Austin, TX Resource Recovery Charts a New Course to Achieving Zero Waste

Far more confounding, however, is a characteristically Texan third obstacle: waste stream privatization.

SEATTLE (Waste Advantage): City Council adopted a new path to salvation for Austin’s landfills. A self-proclaimed “road map toward zero waste,” Austin Resource Recovery’s existing 2011 Master Plan committed Austin to near total solid waste diversion from landfills by 2040. Now with just under two decades to go – and diverting only 40% of materials from landfills in 2020 despite a goal of 75% – the Master Plan is getting a facelift. Or, rather, an “update,” as ARR dubs its newly released Comprehensive Plan.

The nascent document identifies among a spate of challenges three central obstacles to achieving its now-teenaged zero waste goal. The first two are familiar: Austin has experienced a 20% population increase over the past decade (a surprisingly low metric, frankly) and now regularly encounters “abnormal” weather events that can disrupt services. In response, the Comprehensive Plan acknowledges that since they (both people and meteorological tumult) have already come, it’s probably time to build it: more infrastructure, more recycling and circular economy education programs, and more access to digital tools and collection services.

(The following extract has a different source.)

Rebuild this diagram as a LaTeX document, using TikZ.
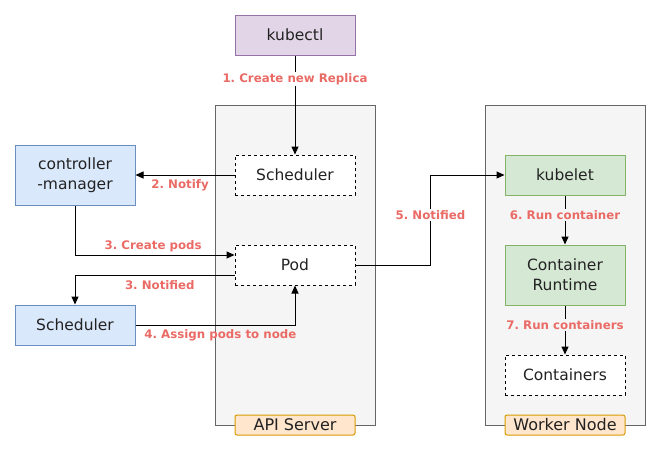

Far more confounding, however, is a characteristically Texan third obstacle: waste stream privatization. The Comprehensive Plan estimates that private companies collect 85% of the city’s waste, up from 75% in 2010. Such privatization, it says, precludes the city from being able to collect accurate data on its progress towards achieving zero waste, as companies fear that any numbers they share will become public record – and ammunition for competitors. Its solution to this foil? For starters, tracking the capture rate of specific materials and landfill diversion rate per capita, while also improving its own technologies and conducting routine waste characterization studies.